Im 5. Abschnitt bringt S. kurze Exegesen von Apg 2-14.

Den Wendepunkt zur nachapostolischen Zeit (Kap. 6) markiert nach S. der Apostelkonvent (Apg 15). Über einzelne Aspekte seiner Auslegung mag man geteilter Meinung sein (den Rez. bedrückt besonders die Zurückdrängung des Barnabas). Der Annahme, dass es sich hier um einen Übergang von der "apostolischen" zur "nachapostolischen" Zeit handelt, wird man durchaus zustimmen, treten doch die Zwölf nach Apg 15 nicht mehr auf. Freilich ist fraglich, ob man den Übergang zur Heidenmission tatsächlich hier finden kann (so etwa 157). Immerhin hatten schon in 11,18 die Judenchristen ihre Zustimmung zur Aufnahme von Heiden gegeben, und die Missionsreise von Barnabas und Paulus (Apg 13 f.) hatte ausdrücklich Heiden zum Glauben an das Evangelium gebracht. H. beachtet zu wenig den Schwenk des Erzählers sowohl in geographischer (Israel als Wirkungsgebiet der Apostel ist nicht mehr wichtig) als auch in personaler Hinsicht (Paulus wird zum Hauptprotagonisten). Hier werden m. E. narrative Strukturen übergangen.

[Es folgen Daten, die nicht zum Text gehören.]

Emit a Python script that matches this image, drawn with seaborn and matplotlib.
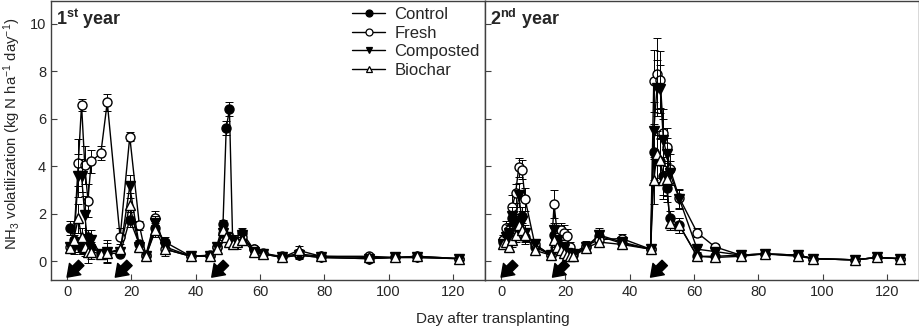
import numpy as np
import pandas as pd
import seaborn as sns
import matplotlib
matplotlib.use('Agg')
import matplotlib.pyplot as plt
from matplotlib.lines import Line2D

# ---- data: 1st year ----
days1 = [1, 2, 3.5, 4.5, 5.5, 6.5, 7.5, 10.5, 12.5, 16.5, 19.5, 22.5, 24.5, 27.5, 30.5,
         38.5, 44.5, 46.5, 48.5, 49.5, 50.5, 51.5, 53, 54.5, 58, 61, 67, 72, 79, 94, 102, 109, 122]
control1 = [1.4, 0.9, 0.7, 0.5, 0.5, 1.0, 0.6, 0.3, 0.35, 0.3, 1.75, 0.7, 0.2, 1.4, 0.8,
            0.2, 0.2, 0.6, 1.55, 5.6, 6.4, 0.9, 0.85, 1.2, 0.5, 0.35, 0.15, 0.25, 0.15, 0.1, 0.15, 0.15, 0.1]
fresh1 = [0.6, 0.7, 4.15, 6.6, 4.05, 2.55, 4.2, 4.55, 6.7, 1.0, 5.25, 1.5, 0.25, 1.8, 0.5,
          0.2, 0.25, 0.6, 1.2, 1.0, 1.0, 0.8, 0.9, 1.0, 0.5, 0.3, 0.2, 0.3, 0.2, 0.2, 0.15, 0.2, 0.1]
composted1 = [0.6, 0.6, 3.6, 3.6, 1.95, 0.7, 0.9, 0.3, 0.4, 0.4, 3.15, 0.6, 0.2, 1.6, 0.6,
              0.2, 0.2, 0.6, 1.2, 1.0, 0.9, 0.8, 0.7, 1.1, 0.4, 0.3, 0.15, 0.25, 0.15, 0.1, 0.15, 0.15, 0.1]
biochar1 = [0.55, 0.9, 1.8, 1.0, 0.6, 0.4, 0.4, 0.3, 0.35, 0.5, 2.35, 0.6, 0.2, 1.3, 0.5,
            0.2, 0.2, 0.5, 1.3, 1.0, 0.8, 0.7, 0.8, 0.9, 0.4, 0.3, 0.15, 0.45, 0.2, 0.15, 0.15, 0.2, 0.1]
control1_err = [0.3, 0.2, 0.3, 0.2, 0.2, 0.3, 0.2, 0.1, 0.1, 0.1, 0.3, 0.2, 0.1, 0.3, 0.2,
                0.1, 0.1, 0.2, 0.2, 0.3, 0.3, 0.2, 0.2, 0.2, 0.1, 0.1, 0.05, 0.1, 0.05, 0.05, 0.05, 0.05, 0.05]
fresh1_err = [0.2, 0.3, 1.0, 0.25, 0.8, 0.7, 0.5, 0.3, 0.35, 0.4, 0.2, 0.2, 0.1, 0.3, 0.3,
              0.1, 0.1, 0.2, 0.3, 0.2, 0.2, 0.2, 0.2, 0.3, 0.15, 0.1, 0.1, 0.2, 0.1, 0.1, 0.05, 0.1, 0.05]
composted1_err = [0.2, 0.3, 0.9, 0.7, 0.8, 0.3, 0.4, 0.2, 0.5, 0.2, 0.5, 0.2, 0.1, 0.3, 0.2,
                  0.1, 0.1, 0.2, 0.2, 0.2, 0.2, 0.2, 0.2, 0.2, 0.1, 0.1, 0.05, 0.1, 0.05, 0.05, 0.05, 0.05, 0.05]
biochar1_err = [0.2, 0.3, 0.6, 0.4, 0.4, 0.5, 0.3, 0.2, 0.4, 0.2, 0.5, 0.2, 0.1, 0.3, 0.2,
                0.1, 0.1, 0.2, 0.2, 0.2, 0.2, 0.2, 0.2, 0.2, 0.1, 0.1, 0.05, 0.2, 0.05, 0.05, 0.05, 0.05, 0.05]

# ---- data: 2nd year ----
days2 = [0.5, 1.5, 2.5, 3.5, 4.5, 5.5, 6.5, 7.5, 10.5, 15.5, 16.5, 17.5, 18.5, 19.5, 20.5,
         21.5, 22.5, 26.5, 30.5, 37.5, 46.5, 47.5, 48.5, 49.5, 50.5, 51.5, 52.5, 55.5, 61,
         66.5, 74.5, 82, 92.5, 97, 110, 117, 124]
control2 = [0.8, 0.9, 1.0, 1.8, 1.6, 1.3, 1.9, 1.0, 0.6, 0.25, 1.1, 0.9, 0.6, 0.4, 0.3,
            0.3, 0.25, 0.6, 1.05, 0.75, 0.5, 4.6, 4.3, 4.2, 3.6, 3.1, 1.8, 1.5, 0.2,
            0.2, 0.25, 0.3, 0.25, 0.1, 0.05, 0.15, 0.1]
fresh2 = [0.9, 1.4, 1.3, 2.3, 2.85, 3.95, 3.85, 2.6, 0.7, 0.25, 2.4, 1.1, 1.3, 1.2, 1.05,
          0.6, 0.35, 0.65, 0.9, 0.95, 0.5, 7.6, 7.9, 7.65, 5.4, 4.8, 3.9, 2.65, 1.2,
          0.6, 0.25, 0.3, 0.25, 0.1, 0.05, 0.15, 0.1]
composted2 = [0.7, 1.0, 1.2, 1.9, 1.6, 2.8, 1.7, 1.2, 0.7, 0.25, 1.3, 0.9, 0.6, 0.5, 0.35,
              0.3, 0.3, 0.6, 1.1, 0.8, 0.5, 5.5, 7.3, 7.25, 5.1, 4.5, 3.7, 2.6, 0.5,
              0.4, 0.25, 0.3, 0.25, 0.1, 0.05, 0.15, 0.1]
biochar2 = [0.7, 0.8, 0.6, 0.9, 1.1, 1.5, 1.3, 1.1, 0.45, 0.25, 0.9, 0.6, 0.45, 0.35, 0.25,
            0.2, 0.2, 0.55, 0.8, 0.7, 0.5, 3.4, 4.5, 4.25, 3.4, 3.45, 1.6, 1.5, 0.2,
            0.15, 0.2, 0.3, 0.2, 0.1, 0.05, 0.15, 0.1]
control2_err = [0.2, 0.2, 0.3, 0.4, 0.4, 0.3, 0.4, 0.3, 0.2, 0.1, 0.3, 0.2, 0.2, 0.1, 0.1,
                0.1, 0.1, 0.2, 0.2, 0.2, 0.1, 1.2, 1.0, 1.0, 0.8, 0.6, 0.3, 0.3, 0.1,
                0.1, 0.05, 0.05, 0.05, 0.05, 0.05, 0.05, 0.05]
fresh2_err = [0.2, 0.3, 0.3, 0.5, 0.4, 0.4, 0.4, 0.5, 0.2, 0.1, 0.6, 0.3, 0.3, 0.3, 0.3,
              0.2, 0.1, 0.2, 0.3, 0.2, 0.1, 1.3, 1.5, 1.2, 1.0, 0.8, 0.6, 0.4, 0.2,
              0.1, 0.05, 0.05, 0.05, 0.05, 0.05, 0.05, 0.05]
composted2_err = [0.2, 0.2, 0.3, 0.4, 0.4, 0.5, 0.4, 0.3, 0.2, 0.1, 0.3, 0.2, 0.2, 0.1, 0.1,
                  0.1, 0.1, 0.2, 0.3, 0.2, 0.1, 1.2, 1.2, 1.0, 0.9, 0.7, 0.5, 0.4, 0.1,
                  0.1, 0.05, 0.05, 0.05, 0.05, 0.05, 0.05, 0.05]
biochar2_err = [0.2, 0.2, 0.2, 0.3, 0.3, 0.4, 0.3, 0.3, 0.1, 0.1, 0.3, 0.2, 0.2, 0.1, 0.1,
                0.1, 0.1, 0.2, 0.2, 0.2, 0.1, 1.0, 1.0, 0.9, 0.8, 0.7, 0.3, 0.3, 0.1,
                0.1, 0.05, 0.05, 0.05, 0.05, 0.05, 0.05, 0.05]

# fertilizer application days (arrows)
arrows1 = [0, 15, 45]
arrows2 = [0, 16, 46.5]

treatments = ['Control', 'Fresh', 'Composted', 'Biochar']
markers = {'Control': 'o', 'Fresh': 'o', 'Composted': 'v', 'Biochar': '^'}
faces = {'Control': 'black', 'Fresh': 'white', 'Composted': 'black', 'Biochar': 'white'}

sns.set_style('ticks')
plt.rcParams['font.family'] = ['Liberation Sans', 'DejaVu Sans']
plt.rcParams['mathtext.fontset'] = 'custom'
plt.rcParams['mathtext.rm'] = 'Liberation Sans'
plt.rcParams['mathtext.it'] = 'Liberation Sans:italic'
plt.rcParams['mathtext.bf'] = 'Liberation Sans:bold'

fig = plt.figure(figsize=(9.2, 3.28), dpi=100)
ax1 = fig.add_axes([51/920, 48/328, 434/920, 279/328])
ax2 = fig.add_axes([485/920, 48/328, 434/920, 279/328])

panels = [
    (ax1, days1, [control1, fresh1, composted1, biochar1],
     [control1_err, fresh1_err, composted1_err, biochar1_err], arrows1, r'$\mathbf{1^{st}}$ year'),
    (ax2, days2, [control2, fresh2, composted2, biochar2],
     [control2_err, fresh2_err, composted2_err, biochar2_err], arrows2, r'$\mathbf{2^{nd}}$ year'),
]

for ax, days, series, errs, arrows, title in panels:
    for i, (name, vals, err) in enumerate(zip(treatments, series, errs)):
        ax.errorbar(days, vals, yerr=err, fmt='none', ecolor='black', elinewidth=0.7,
                    capsize=3, capthick=0.7, zorder=2 + i)
        sns.lineplot(x=days, y=vals, ax=ax, color='black', linewidth=1.0,
                     marker=markers[name], markersize=6.5, markerfacecolor=faces[name],
                     markeredgecolor='black', markeredgewidth=1.0,
                     errorbar=None, sort=False, zorder=3 + i)
    for d in arrows:
        ax.annotate('', xy=(d, -0.68), xytext=(d + 4.4, -0.08),
                    arrowprops=dict(arrowstyle='simple,head_width=1.05,head_length=0.75,tail_width=0.5',
                                    color='black', mutation_scale=11, shrinkA=0, shrinkB=0))
    ax.set_xlim(-5, 130)
    ax.set_ylim(-0.8, 10.97)
    ax.set_xticks([0, 20, 40, 60, 80, 100, 120])
    ax.set_yticks([0, 2, 4, 6, 8, 10])
    ax.tick_params(direction='in', length=4, width=0.8, color='#404040', labelsize=10.5,
                   top=False, right=False)
    for sp in ax.spines.values():
        sp.set_visible(True)
        sp.set_color('#404040')
        sp.set_linewidth(1.0)
    ax.set_xlabel('')
    ax.set_ylabel('')
    ax.text(0.012, 0.978, title, transform=ax.transAxes, fontsize=13, fontweight='bold',
            ha='left', va='top')

ax2.tick_params(labelleft=False)

handles = [Line2D([], [], color='black', linewidth=1.0, marker=markers[n], markersize=5,
                  markerfacecolor=faces[n], markeredgecolor='black', markeredgewidth=0.9)
           for n in treatments]
ax1.legend(handles, treatments, loc='upper left', bbox_to_anchor=(0.68, 1.0), frameon=False,
           fontsize=12, handlelength=2.0, labelspacing=0.22, handletextpad=0.55,
           borderaxespad=0.0, borderpad=0.35)

fig.text(493/920, 1 - 319/328, 'Day after transplanting', ha='center', va='center', fontsize=11)
fig.text(12/920, 1 - 134/328, r'NH$_3$ volatilization (kg N ha$^{-1}$ day$^{-1}$)',
         rotation=90, ha='center', va='center', fontsize=10.7)

fig.savefig('out.png', dpi=100)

Das Buch endet mit einer Zusammenfassung und bietet neben dem Literaturverzeichnis (in dem erstaunlicherweise der Kommentar von C. K. Barrett fehlt) Stellen- und Autorenregister. In Summa: Der Vorsatz, Übergangszeiten bei Lk aufzuzeigen, ist H. für Apg 1 wohl gelungen, hinsichtlich des Apostelkonvents aber nur bedingt. Auch die Untersuchung von H. zeigt erneut, dass sich das lk Doppelwerk einer exakten Periodisierung widersetzt.

Fussnoten:

1) Vgl. aber jetzt R. v. Bendemann, Zwischen Doxa und Stauros, BZNW 101, Berlin-New York 2001, mit einer überzeugenden Widerlegung einer solchen Übergangsphase im Wirken Jesu.